Topology-based Representative Datasets to Reduce Neural Network Training Resources
Rocio Gonzalez-Diaz, Miguel A. Gutiérrez-Naranjo, Eduardo Paluzo-Hidalgo
TL;DR
The paper tackles the challenge of lengthy neural network training by introducing ε-representative datasets that preserve the original data's topological structure. Representativeness is quantified through topological tools, notably persistence diagrams and the bottleneck distance, with the Gromov-Hausdorff distance serving as a theoretical bound. The authors prove that for a binary perceptron trained with mean squared error, accuracy on a representative dataset matches that on the full dataset under suitable ε, and they validate this claim through experiments on synthetic data, the Iris dataset, and multi-layer networks. Collectively, the results demonstrate that topologically informed data reduction can dramatically speed up training while retaining predictive performance, motivating broader application to other architectures and training regimes.
Abstract
One of the main drawbacks of the practical use of neural networks is the long time required in the training process. Such a training process consists of an iterative change of parameters trying to minimize a loss function.
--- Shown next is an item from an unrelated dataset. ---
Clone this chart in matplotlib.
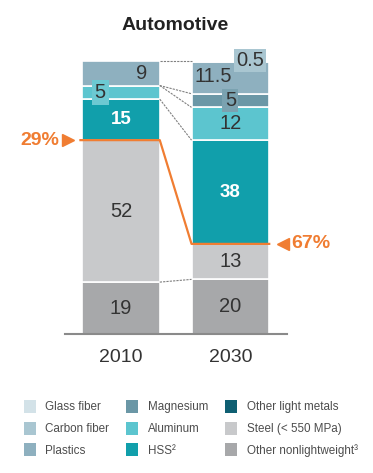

These changes are driven by a dataset, which can be seen as a set of labelled points in an n-dimensional space. In this paper, we explore the concept of are representative dataset which is a dataset smaller than the original one, satisfying a nearness condition independent of isometric transformations. Representativeness is measured using persistence diagrams (a computational topology tool) due to its computational efficiency. We prove that the accuracy of the learning process of a neural network on a representative dataset is "similar" to the accuracy on the original dataset when the neural network architecture is a perceptron and the loss function is the mean squared error. These theoretical results accompanied by experimentation open a door to reducing the size of the dataset to gain time in the training process of any neural network.